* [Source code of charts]

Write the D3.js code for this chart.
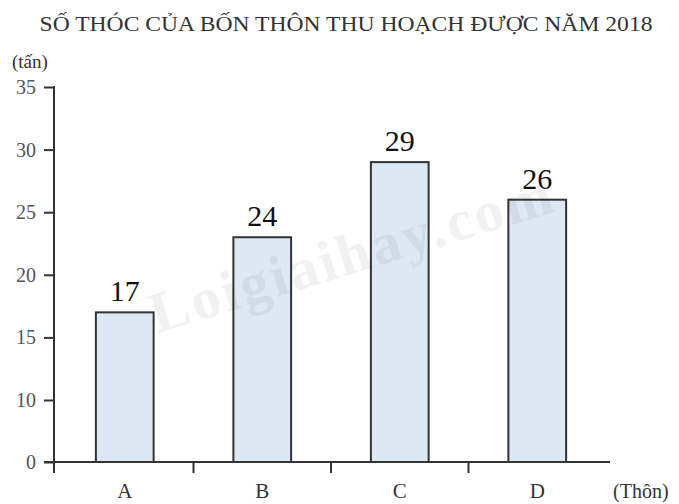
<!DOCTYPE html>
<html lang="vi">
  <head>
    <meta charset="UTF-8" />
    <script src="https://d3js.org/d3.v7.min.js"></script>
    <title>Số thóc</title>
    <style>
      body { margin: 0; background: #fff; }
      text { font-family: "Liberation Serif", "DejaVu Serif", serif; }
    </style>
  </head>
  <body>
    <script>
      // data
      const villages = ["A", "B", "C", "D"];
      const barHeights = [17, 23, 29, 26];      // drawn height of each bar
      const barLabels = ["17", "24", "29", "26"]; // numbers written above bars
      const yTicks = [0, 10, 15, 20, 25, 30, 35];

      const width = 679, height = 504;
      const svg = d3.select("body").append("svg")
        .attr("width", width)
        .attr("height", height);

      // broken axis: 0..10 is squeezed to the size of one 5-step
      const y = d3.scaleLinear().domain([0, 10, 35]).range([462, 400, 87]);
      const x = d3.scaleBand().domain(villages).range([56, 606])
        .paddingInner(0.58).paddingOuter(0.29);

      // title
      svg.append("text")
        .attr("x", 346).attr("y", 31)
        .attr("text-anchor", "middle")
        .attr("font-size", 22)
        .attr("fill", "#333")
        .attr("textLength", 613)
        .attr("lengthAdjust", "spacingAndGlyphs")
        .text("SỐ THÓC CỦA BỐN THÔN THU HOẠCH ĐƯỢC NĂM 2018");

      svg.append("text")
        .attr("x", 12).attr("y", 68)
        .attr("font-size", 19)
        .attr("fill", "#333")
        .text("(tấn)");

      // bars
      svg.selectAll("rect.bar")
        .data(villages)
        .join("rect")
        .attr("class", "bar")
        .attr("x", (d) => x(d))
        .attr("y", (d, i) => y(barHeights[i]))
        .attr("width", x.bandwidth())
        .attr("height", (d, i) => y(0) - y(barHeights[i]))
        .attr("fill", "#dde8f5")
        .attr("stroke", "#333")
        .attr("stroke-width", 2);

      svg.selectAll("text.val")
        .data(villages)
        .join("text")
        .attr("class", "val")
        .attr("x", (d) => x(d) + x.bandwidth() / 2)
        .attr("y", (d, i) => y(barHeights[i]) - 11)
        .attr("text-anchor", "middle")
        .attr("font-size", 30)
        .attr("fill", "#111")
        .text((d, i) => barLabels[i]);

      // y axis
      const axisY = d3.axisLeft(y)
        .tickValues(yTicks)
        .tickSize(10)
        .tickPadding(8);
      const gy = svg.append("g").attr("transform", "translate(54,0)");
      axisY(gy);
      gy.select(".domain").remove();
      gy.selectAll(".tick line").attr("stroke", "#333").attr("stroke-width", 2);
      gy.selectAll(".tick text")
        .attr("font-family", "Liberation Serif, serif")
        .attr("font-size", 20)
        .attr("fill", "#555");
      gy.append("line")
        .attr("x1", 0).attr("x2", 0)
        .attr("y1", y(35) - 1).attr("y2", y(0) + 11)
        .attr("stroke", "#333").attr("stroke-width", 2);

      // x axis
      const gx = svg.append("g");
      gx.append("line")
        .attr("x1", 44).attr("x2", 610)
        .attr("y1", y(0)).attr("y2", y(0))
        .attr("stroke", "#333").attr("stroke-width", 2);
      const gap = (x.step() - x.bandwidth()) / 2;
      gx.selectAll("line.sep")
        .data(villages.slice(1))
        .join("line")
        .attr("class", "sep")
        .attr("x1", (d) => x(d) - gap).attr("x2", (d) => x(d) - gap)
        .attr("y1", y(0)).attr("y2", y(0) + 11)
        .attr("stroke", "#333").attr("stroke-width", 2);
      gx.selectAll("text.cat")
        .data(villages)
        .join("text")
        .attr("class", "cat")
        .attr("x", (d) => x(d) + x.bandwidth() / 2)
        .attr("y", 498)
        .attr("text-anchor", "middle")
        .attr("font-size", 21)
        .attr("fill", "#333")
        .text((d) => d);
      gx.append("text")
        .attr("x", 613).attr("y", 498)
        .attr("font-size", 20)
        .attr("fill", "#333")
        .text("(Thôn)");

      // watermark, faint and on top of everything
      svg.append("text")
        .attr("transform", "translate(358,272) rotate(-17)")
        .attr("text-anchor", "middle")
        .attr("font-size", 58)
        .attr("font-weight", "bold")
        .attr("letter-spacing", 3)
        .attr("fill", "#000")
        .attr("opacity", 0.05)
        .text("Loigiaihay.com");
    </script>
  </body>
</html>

...

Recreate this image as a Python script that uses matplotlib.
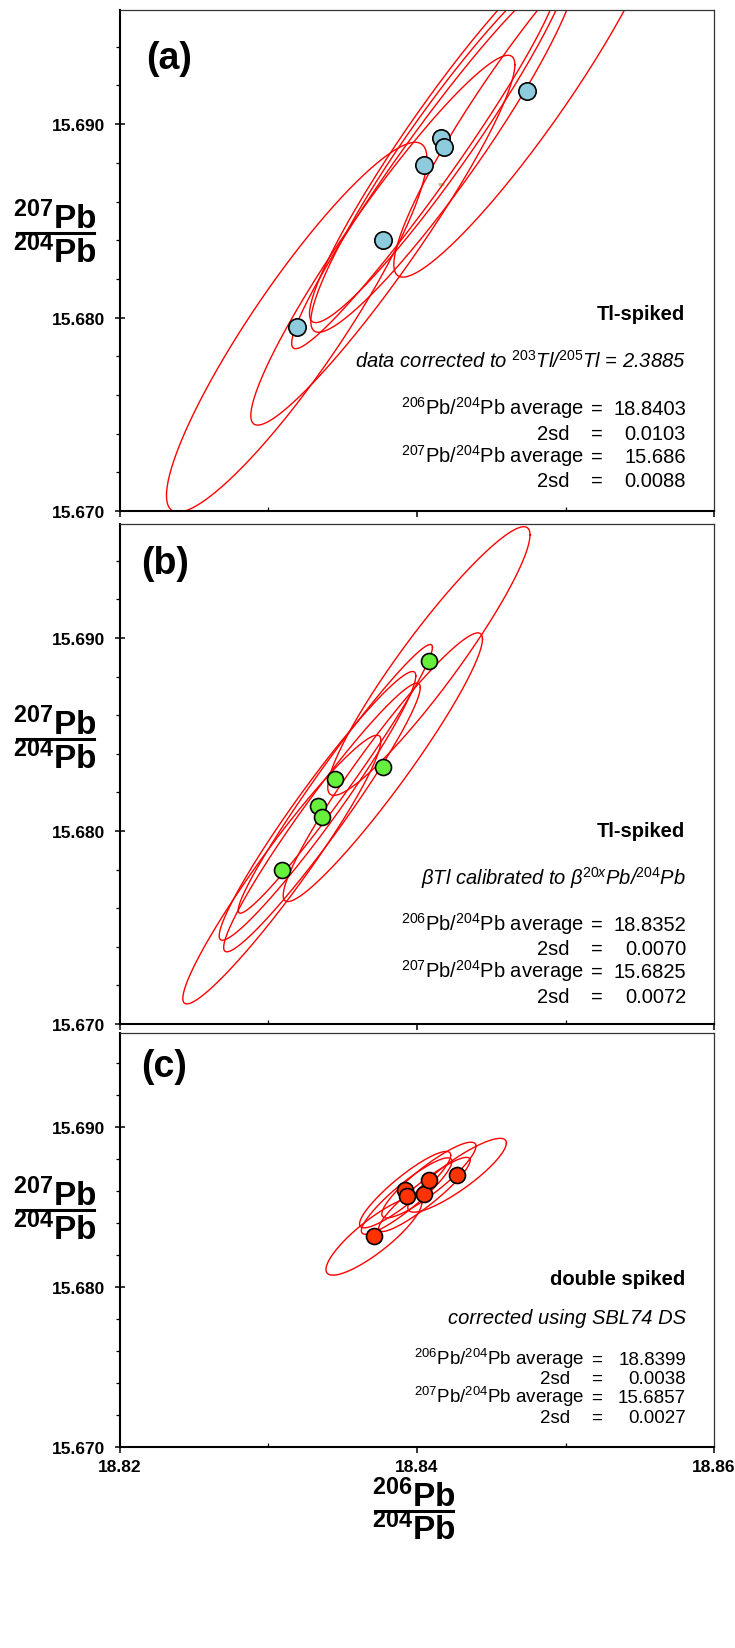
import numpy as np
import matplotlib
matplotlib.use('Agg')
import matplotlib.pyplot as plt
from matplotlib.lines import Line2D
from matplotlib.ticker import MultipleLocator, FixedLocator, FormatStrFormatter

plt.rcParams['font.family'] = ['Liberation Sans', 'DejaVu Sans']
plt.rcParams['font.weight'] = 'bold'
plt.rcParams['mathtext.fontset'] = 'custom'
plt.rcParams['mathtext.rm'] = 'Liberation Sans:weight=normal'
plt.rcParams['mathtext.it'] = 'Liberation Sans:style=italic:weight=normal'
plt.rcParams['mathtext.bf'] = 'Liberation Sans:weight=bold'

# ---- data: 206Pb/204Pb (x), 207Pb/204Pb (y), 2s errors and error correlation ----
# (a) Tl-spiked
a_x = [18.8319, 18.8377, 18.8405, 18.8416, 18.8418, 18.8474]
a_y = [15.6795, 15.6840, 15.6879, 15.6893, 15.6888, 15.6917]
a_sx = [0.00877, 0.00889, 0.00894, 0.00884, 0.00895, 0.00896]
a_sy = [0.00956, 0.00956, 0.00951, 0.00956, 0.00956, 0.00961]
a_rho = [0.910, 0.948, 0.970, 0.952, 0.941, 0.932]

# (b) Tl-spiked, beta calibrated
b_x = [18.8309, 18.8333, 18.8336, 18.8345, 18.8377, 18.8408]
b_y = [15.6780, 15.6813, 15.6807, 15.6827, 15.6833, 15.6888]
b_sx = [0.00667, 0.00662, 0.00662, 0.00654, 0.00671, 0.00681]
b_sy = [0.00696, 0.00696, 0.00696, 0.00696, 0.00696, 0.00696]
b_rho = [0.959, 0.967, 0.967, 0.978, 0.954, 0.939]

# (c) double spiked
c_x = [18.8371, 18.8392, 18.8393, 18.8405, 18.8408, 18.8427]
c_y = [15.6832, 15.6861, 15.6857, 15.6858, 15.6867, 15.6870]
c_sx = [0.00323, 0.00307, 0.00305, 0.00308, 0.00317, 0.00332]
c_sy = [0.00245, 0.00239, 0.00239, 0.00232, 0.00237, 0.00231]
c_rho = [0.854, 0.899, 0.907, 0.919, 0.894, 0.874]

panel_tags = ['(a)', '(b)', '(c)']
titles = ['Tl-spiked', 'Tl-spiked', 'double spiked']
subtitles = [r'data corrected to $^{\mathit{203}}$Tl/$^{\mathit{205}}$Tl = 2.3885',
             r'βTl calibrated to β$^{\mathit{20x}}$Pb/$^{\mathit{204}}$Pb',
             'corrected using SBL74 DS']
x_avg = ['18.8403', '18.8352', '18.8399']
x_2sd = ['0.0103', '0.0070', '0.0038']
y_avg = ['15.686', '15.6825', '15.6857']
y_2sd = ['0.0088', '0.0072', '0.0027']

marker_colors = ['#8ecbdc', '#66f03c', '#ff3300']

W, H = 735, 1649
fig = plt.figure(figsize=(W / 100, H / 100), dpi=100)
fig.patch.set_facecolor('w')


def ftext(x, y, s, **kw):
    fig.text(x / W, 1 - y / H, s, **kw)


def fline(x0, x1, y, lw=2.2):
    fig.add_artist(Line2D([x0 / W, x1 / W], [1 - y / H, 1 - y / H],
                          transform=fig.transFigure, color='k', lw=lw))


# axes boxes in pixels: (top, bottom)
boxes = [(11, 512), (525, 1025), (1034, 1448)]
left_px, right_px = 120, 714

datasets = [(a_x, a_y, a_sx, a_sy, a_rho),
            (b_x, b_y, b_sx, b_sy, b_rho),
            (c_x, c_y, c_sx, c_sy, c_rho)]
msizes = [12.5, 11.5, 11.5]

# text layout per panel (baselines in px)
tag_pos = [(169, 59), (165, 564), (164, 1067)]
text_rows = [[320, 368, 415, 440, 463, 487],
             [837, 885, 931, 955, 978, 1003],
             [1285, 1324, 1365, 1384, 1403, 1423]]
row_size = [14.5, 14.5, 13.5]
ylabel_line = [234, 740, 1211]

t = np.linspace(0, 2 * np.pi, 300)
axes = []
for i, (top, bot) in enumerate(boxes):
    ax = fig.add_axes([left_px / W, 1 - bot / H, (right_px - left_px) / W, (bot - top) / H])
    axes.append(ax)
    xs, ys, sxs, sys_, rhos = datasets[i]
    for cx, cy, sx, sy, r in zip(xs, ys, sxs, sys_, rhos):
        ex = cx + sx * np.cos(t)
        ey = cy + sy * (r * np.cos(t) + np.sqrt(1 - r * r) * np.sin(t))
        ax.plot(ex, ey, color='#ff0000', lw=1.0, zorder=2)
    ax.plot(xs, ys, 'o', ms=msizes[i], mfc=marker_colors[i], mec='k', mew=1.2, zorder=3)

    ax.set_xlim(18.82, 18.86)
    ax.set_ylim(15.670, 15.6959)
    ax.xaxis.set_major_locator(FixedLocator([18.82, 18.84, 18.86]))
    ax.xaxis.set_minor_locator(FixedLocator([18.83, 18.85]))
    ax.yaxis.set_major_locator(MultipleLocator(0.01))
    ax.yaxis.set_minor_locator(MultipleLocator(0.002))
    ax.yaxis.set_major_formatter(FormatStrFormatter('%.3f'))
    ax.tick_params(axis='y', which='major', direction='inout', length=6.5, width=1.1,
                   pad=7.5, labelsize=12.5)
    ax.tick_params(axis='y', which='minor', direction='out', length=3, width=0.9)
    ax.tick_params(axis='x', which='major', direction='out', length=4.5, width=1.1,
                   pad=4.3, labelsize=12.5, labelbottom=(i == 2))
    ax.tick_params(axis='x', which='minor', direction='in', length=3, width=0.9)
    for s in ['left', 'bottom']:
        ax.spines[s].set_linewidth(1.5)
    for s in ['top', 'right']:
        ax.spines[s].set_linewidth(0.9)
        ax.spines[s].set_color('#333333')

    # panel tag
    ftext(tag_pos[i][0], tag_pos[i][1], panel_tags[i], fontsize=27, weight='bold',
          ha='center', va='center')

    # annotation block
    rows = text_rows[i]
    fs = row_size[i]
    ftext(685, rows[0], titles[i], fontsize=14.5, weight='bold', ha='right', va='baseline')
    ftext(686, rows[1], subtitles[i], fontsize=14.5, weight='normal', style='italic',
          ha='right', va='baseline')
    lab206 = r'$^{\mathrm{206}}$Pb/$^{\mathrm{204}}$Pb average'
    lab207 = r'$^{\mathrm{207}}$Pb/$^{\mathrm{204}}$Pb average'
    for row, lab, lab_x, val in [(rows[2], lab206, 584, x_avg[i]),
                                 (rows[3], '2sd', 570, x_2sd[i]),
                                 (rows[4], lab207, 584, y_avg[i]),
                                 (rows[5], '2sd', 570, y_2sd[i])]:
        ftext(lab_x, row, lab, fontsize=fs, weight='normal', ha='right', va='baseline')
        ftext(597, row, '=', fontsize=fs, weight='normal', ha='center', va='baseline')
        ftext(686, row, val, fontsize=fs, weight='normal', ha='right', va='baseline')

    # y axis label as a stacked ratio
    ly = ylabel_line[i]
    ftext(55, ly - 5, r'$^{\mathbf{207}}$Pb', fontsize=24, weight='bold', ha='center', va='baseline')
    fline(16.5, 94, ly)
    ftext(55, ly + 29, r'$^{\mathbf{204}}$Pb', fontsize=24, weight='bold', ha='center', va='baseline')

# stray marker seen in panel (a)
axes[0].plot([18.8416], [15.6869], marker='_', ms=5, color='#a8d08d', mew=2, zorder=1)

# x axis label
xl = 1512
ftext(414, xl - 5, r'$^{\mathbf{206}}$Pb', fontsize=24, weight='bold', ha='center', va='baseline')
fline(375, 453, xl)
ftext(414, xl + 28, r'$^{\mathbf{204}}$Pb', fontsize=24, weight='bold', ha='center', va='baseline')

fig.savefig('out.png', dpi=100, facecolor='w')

* [Given problem]
Above this task is a listing with pictures in it. Retype only the lines from the one containing "Recreate this image" through the one containing "a_rho = [0.910, 0.948, 0.970, 0.952, 0.941, 0.932]", both included, and not the pictures.

* [Response to the task]
Recreate this image as a Python script that uses matplotlib.
import numpy as np
import matplotlib
matplotlib.use('Agg')
import matplotlib.pyplot as plt
from matplotlib.lines import Line2D
from matplotlib.ticker import MultipleLocator, FixedLocator, FormatStrFormatter

plt.rcParams['font.family'] = ['Liberation Sans', 'DejaVu Sans']
plt.rcParams['font.weight'] = 'bold'
plt.rcParams['mathtext.fontset'] = 'custom'
plt.rcParams['mathtext.rm'] = 'Liberation Sans:weight=normal'
plt.rcParams['mathtext.it'] = 'Liberation Sans:style=italic:weight=normal'
plt.rcParams['mathtext.bf'] = 'Liberation Sans:weight=bold'

# ---- data: 206Pb/204Pb (x), 207Pb/204Pb (y), 2s errors and error correlation ----
# (a) Tl-spiked
a_x = [18.8319, 18.8377, 18.8405, 18.8416, 18.8418, 18.8474]
a_y = [15.6795, 15.6840, 15.6879, 15.6893, 15.6888, 15.6917]
a_sx = [0.00877, 0.00889, 0.00894, 0.00884, 0.00895, 0.00896]
a_sy = [0.00956, 0.00956, 0.00951, 0.00956, 0.00956, 0.00961]
a_rho = [0.910, 0.948, 0.970, 0.952, 0.941, 0.932]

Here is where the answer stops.